El mismo sobresalto. Una vez da miedo. Otra vez da gusto. La diferenciación no es el del orden de lo corporal, sino de lo psicológico. Usted inconscientemente tiñe la situación con sus valoraciones, con sus emociones. De paso digamos que es muy “cómodo” otorgar al cuerpo (a lo innato, a lo que nos es dado sin nuestro consentimiento, a nuestra incambiable fisiología) ciertas responsabilidades: “no soy yo el iracundo, son mis emociones que actúan sin mi consentimiento y me desorganizan”. Los celos, la envidia, el odio, todos los llamados bajos sentimientos son inapelables. “Qué le vamos a hacer. Mis emociones son así”.
Nuestras emociones son ni más ni menos que “nuestras”. No somos sus esclavos. No somos dirigidos por ellas. Ellas no son segregadas por nuestros órganos internos como el hígado segrega la bilis. Ellas no son rudimentos animales (por animales que parezcan los comportamientos de algunos). Su desorganización relativa descubre uno de sus sentidos esenciales. Nuestras emociones son señales de alerta. Son las muestras sensibles de cómo valoramos a nivel primario las condiciones,
situaciones y relaciones en las que vivimos. Muestras por cierto de las que no podemos escondernos. Sentimos como somos. No somos como sentimos. Prueba fehaciente de esto es que situaciones similares son vivenciadas de manera diferente por personas diferentes, incluso, por la misma persona en momentos subjetivos diferentes.
Para entender nuestras emociones, el punto de partida somos nosotros. Las emociones nos hablan en realidad de nosotros mismos. Ellas expresan nuestra relación situacional o esencial con las cosas y por ende, son “información” sobre nosotros. Y como toda información las emociones son uno de los pilares fundamentales sobre las que tomamos nuestras decisiones.
Las emociones nos informan sobre el sentido personal que pueden tener las cosas para nosotros. Pero nosotros decidimos el curso ulterior de nuestro comportamiento. De modo que cuando alguien piensa “es que es una cosa que se me sube a la cabeza y me hace explotar”, no está hablando de una fatalidad reactiva, sino de una falta, una falla en la capacidad de ser dueño de un fragmento nada despreciable de su vida y que puede traer consecuencias impredecibles.

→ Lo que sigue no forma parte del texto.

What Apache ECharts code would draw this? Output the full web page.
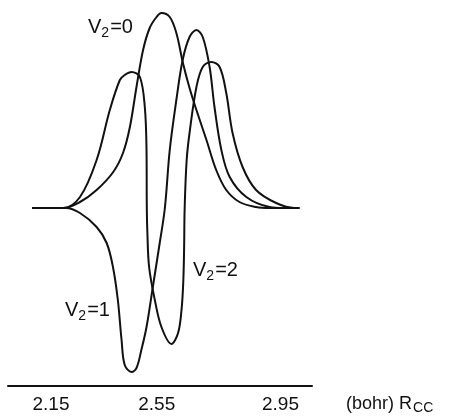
<!DOCTYPE html>
<html>
<head>
<meta charset="utf-8">
<script src="https://cdn.jsdelivr.net/npm/echarts@6/dist/echarts.min.js"></script>
<style>
  html, body { margin: 0; padding: 0; background: #fff; }
  #chart { width: 449px; height: 417px; }
</style>
</head>
<body>
<div id="chart"></div>
<script>
// vibrational wavefunctions along R_cc (bohr), amplitude in arbitrary units
var tickValues = [2.15, 2.55, 2.95];

var v0 = [
    [2.084, 0], [2.192, 0], [2.251, 0.06], [2.309, 0.18], [2.367, 0.36],
    [2.401, 0.55], [2.425, 0.81], [2.448, 1.21], [2.471, 1.58], [2.494, 1.80],
    [2.518, 1.91], [2.535, 1.95], [2.564, 1.91], [2.587, 1.75], [2.610, 1.45],
    [2.633, 1.20], [2.657, 0.98], [2.692, 0.68], [2.726, 0.38], [2.761, 0.18],
    [2.807, 0.06], [2.865, 0.01], [2.912, 0], [3.016, 0]
];

var v1 = [
    [2.084, 0], [2.202, 0], [2.251, -0.05], [2.309, -0.19], [2.344, -0.35],
    [2.366, -0.59], [2.383, -0.92], [2.396, -1.32], [2.407, -1.57], [2.431, -1.64],
    [2.448, -1.60], [2.465, -1.42], [2.483, -1.19], [2.505, -0.79], [2.529, -0.35],
    [2.547, 0], [2.564, 0.58], [2.587, 1.08], [2.609, 1.48], [2.633, 1.71],
    [2.657, 1.78], [2.679, 1.71], [2.703, 1.41], [2.720, 1.01], [2.744, 0.58],
    [2.773, 0.31], [2.831, 0.11], [2.912, 0.01], [2.964, 0], [3.016, 0]
];

var v2 = [
    [2.084, 0], [2.192, 0], [2.251, 0.11], [2.309, 0.48], [2.355, 0.98],
    [2.390, 1.28], [2.407, 1.33], [2.431, 1.36], [2.460, 1.31], [2.477, 1.01],
    [2.483, 0.58], [2.484, 0], [2.486, -0.25], [2.492, -0.59], [2.512, -0.92],
    [2.535, -1.19], [2.570, -1.36], [2.593, -1.25], [2.605, -1.02], [2.611, -0.75],
    [2.614, -0.42], [2.616, 0], [2.623, 0.48], [2.633, 0.75], [2.657, 1.21],
    [2.679, 1.41], [2.709, 1.46], [2.738, 1.41], [2.761, 1.15], [2.783, 0.75],
    [2.818, 0.41], [2.865, 0.18], [2.935, 0.05], [2.999, 0], [3.016, 0]
];

var myChart = echarts.init(document.getElementById('chart'), null, {renderer: 'canvas'});

function curve(name, data) {
    return {
        name: name,
        type: 'line',
        data: data,
        smooth: 0.35,
        showSymbol: false,
        lineStyle: {color: '#111', width: 2},
        z: 3
    };
}

function vLabel(x, y, n) {
    return {
        type: 'text',
        left: x,
        top: y,
        style: {
            text: '{v|V}{s|2}{v|=' + n + '}',
            rich: {
                v: {fontSize: 20, fontFamily: 'Liberation Sans', fill: '#111', verticalAlign: 'top', lineHeight: 22},
                s: {fontSize: 14, fontFamily: 'Liberation Sans', fill: '#111', verticalAlign: 'top', lineHeight: 22, padding: [9, 1, 0, 0]}
            }
        }
    };
}

var tickFont = {fontSize: 19, fontFamily: 'Liberation Sans', color: '#111'};

myChart.setOption({
    animation: false,
    grid: {left: 8, right: 137, top: 0, bottom: 31},
    xAxis: {
        type: 'value',
        min: 2.0,
        max: 3.06,
        splitLine: {show: false},
        axisTick: {show: false},
        axisLine: {onZero: false, lineStyle: {color: '#111', width: 2}},
        axisLabel: {
            customValues: tickValues,
            margin: 9,
            color: '#111',
            fontSize: 19,
            fontFamily: 'Liberation Sans',
            formatter: function (v) {
                // the middle label sits a bit left of its tick in the original
                return v === 2.55 ? '{m|2.55}' : '{t|' + v.toFixed(2) + '}';
            },
            rich: {
                t: tickFont,
                m: Object.assign({padding: [0, 18, 0, 0]}, tickFont)
            }
        }
    },
    yAxis: {
        type: 'value',
        min: -1.78,
        max: 2.08,
        show: false
    },
    graphic: [
        vLabel(88, 17, '0'),
        vLabel(65, 300, '1'),
        vLabel(193, 260, '2'),
        {
            type: 'text',
            left: 346,
            top: 395,
            style: {
                text: '{a|(bohr) R}{b|CC}',
                rich: {
                    a: {fontSize: 18, fontFamily: 'Liberation Sans', fill: '#111', verticalAlign: 'top', lineHeight: 20},
                    b: {fontSize: 14, fontFamily: 'Liberation Sans', fill: '#111', verticalAlign: 'top', lineHeight: 20, padding: [6, 0, 0, 1]}
                }
            }
        }
    ],
    series: [curve('v0', v0), curve('v1', v1), curve('v2', v2)]
});

window.onresize = function () {
    myChart.resize();
}
</script>
</body>
</html>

Aplique el saber que la Psicología hoy pone en sus manos: sus emociones son suyas. Usted es dueño, usted es dueña de sus emociones. Y para cultivar las mejores y más hermosas emociones humanas solo tiene que cultivarse a sí mismo. La gente buena es de buen sentir. Y si algún rezago queda de los impactos negativos de la vida, entonces a la reacción primaria le recordará la sabia sentencia de Sastre: “Somos lo que seamos capaces de hacer con lo que han hecho de nosotros”.
Las emociones que cultivamos con decisión y voluntad serán al final las que definan el camino emocional de nuestra vida.